USC Price School of Public Policy

Knowledge in Action:

USC Price Signs MOU with Asian Pacific State Employees Association

leadership panel

"Leadership: Tools, Approaches, and Skills for Thriving in a Changed World" panel featuring Paul Danczyk (third from right). Other panelists include, from left: moderator Clark Kelso, Ron Hughes, Joseph Farrow, Rebekah Christensen, Robert Barton and Howard Schwartz

By Tera Hannah

The USC Price School of Public Policy in Sacramento recently signed a three-year Memorandum of Understanding with the Asian Pacific State Employees Association to develop APSEA’s biennial leadership symposium and quarterly training workshops for its members and guests.

Founded in 1971, APSEA is a non-profit organization that offers career advancement services for its members and promotes the betterment of the Asian Pacific Islander community.

The MOU is the result of the partnership between APSEA and USC. Paul Danczyk, director of executive education in Sacramento, served on the steering committee and presented in the association’s inaugural symposium – “Navigating Leadership Challenges and EEO [Equal Employment Opportunity] in a Changed World” – which took place in November.

“This partnership models the best in collaborative practices,” noted Danczyk, “as it brings together professional expertise from multiple organizations to strengthen public service.”

More than 200 state employees attended the first APSEA leadership symposium at the California Public Employees’ Retirement System (CalPERS) auditorium in Sacramento.
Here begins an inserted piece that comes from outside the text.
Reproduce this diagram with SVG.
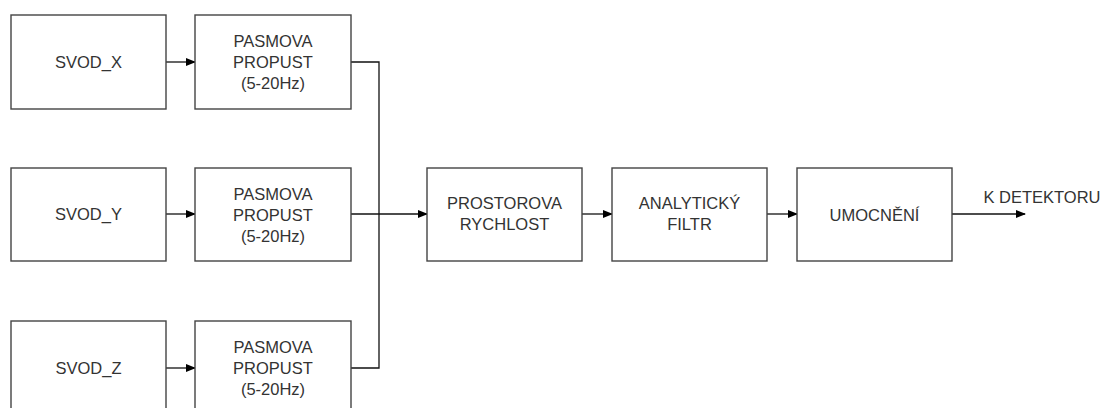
<svg xmlns="http://www.w3.org/2000/svg" width="1107" height="408" viewBox="0 0 1107 408">
<style>
.box{fill:#fff;stroke:#444;stroke-width:1.4}
.t{font-family:"Liberation Sans",Arial,sans-serif;font-size:16.5px;fill:#333;text-anchor:middle}
.c{fill:none;stroke:#111;stroke-width:1.3}
</style>
<defs>
<marker id="ah" markerWidth="10" markerHeight="8" refX="9" refY="4" orient="auto" markerUnits="userSpaceOnUse">
<path d="M0,0 L10,4 L0,8 Z" fill="#000"/>
</marker>
</defs>
<rect width="1107" height="408" fill="#fff"/>
<g id="connectors">
<line class="c" x1="166" y1="62" x2="195" y2="62" marker-end="url(#ah)"/>
<line class="c" x1="166" y1="214" x2="195" y2="214" marker-end="url(#ah)"/>
<line class="c" x1="166" y1="368" x2="195" y2="368" marker-end="url(#ah)"/>
<polyline class="c" points="351,62 379,62 379,368 351,368"/>
<line class="c" x1="351" y1="214" x2="427" y2="214" marker-end="url(#ah)"/>
<line class="c" x1="582" y1="214" x2="612" y2="214" marker-end="url(#ah)"/>
<line class="c" x1="767" y1="214" x2="797" y2="214" marker-end="url(#ah)"/>
<line class="c" x1="952" y1="214" x2="1025" y2="214" marker-end="url(#ah)"/>
</g>
<g id="svod_x"><rect class="box" x="11" y="15" width="155" height="94"/><text class="t" x="88.5" y="68">SVOD_X</text></g>
<g id="svod_y"><rect class="box" x="11" y="168" width="155" height="93"/><text class="t" x="88.5" y="220">SVOD_Y</text></g>
<g id="svod_z"><rect class="box" x="11" y="321" width="155" height="94"/><text class="t" x="88.5" y="374">SVOD_Z</text></g>
<g id="pasmova_x"><rect class="box" x="195" y="15" width="156" height="94"/><text class="t" x="273" y="47">PASMOVA</text><text class="t" x="273" y="68">PROPUST</text><text class="t" x="273" y="89">(5-20Hz)</text></g>
<g id="pasmova_y"><rect class="box" x="195" y="168" width="156" height="93"/><text class="t" x="273" y="200">PASMOVA</text><text class="t" x="273" y="221">PROPUST</text><text class="t" x="273" y="242">(5-20Hz)</text></g>
<g id="pasmova_z"><rect class="box" x="195" y="321" width="156" height="94"/><text class="t" x="273" y="353">PASMOVA</text><text class="t" x="273" y="374">PROPUST</text><text class="t" x="273" y="395">(5-20Hz)</text></g>
<g id="prostorova"><rect class="box" x="427" y="168" width="155" height="93"/><text class="t" x="504.5" y="209">PROSTOROVA</text><text class="t" x="504.5" y="230">RYCHLOST</text></g>
<g id="analyticky"><rect class="box" x="612" y="168" width="155" height="93"/><text class="t" x="689.5" y="209">ANALYTICKÝ</text><text class="t" x="689.5" y="230">FILTR</text></g>
<g id="umocneni"><rect class="box" x="797" y="168" width="155" height="93"/><text class="t" x="874.5" y="221">UMOCNĚNÍ</text></g>
<text class="t" x="1042" y="203">K DETEKTORU</text>
</svg>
The event was emceed by Selvi Stanislaus, executive officer of the Franchise Tax Board, and featured several keynote speakers, including State Controller John Chiang and State Personnel Board President Maeley Tom.

Attendees had the option of participating in two tracks. The leadership track featured a panel on leadership paradigms, as well as a secretaries’ roundtable panel on leadership and innovation. Concurrently, the equal opportunity employment track covered sexual harassment prevention training and recent legislative changes and court decisions, and concluded with a directors’ roundtable panel on EEO best practices.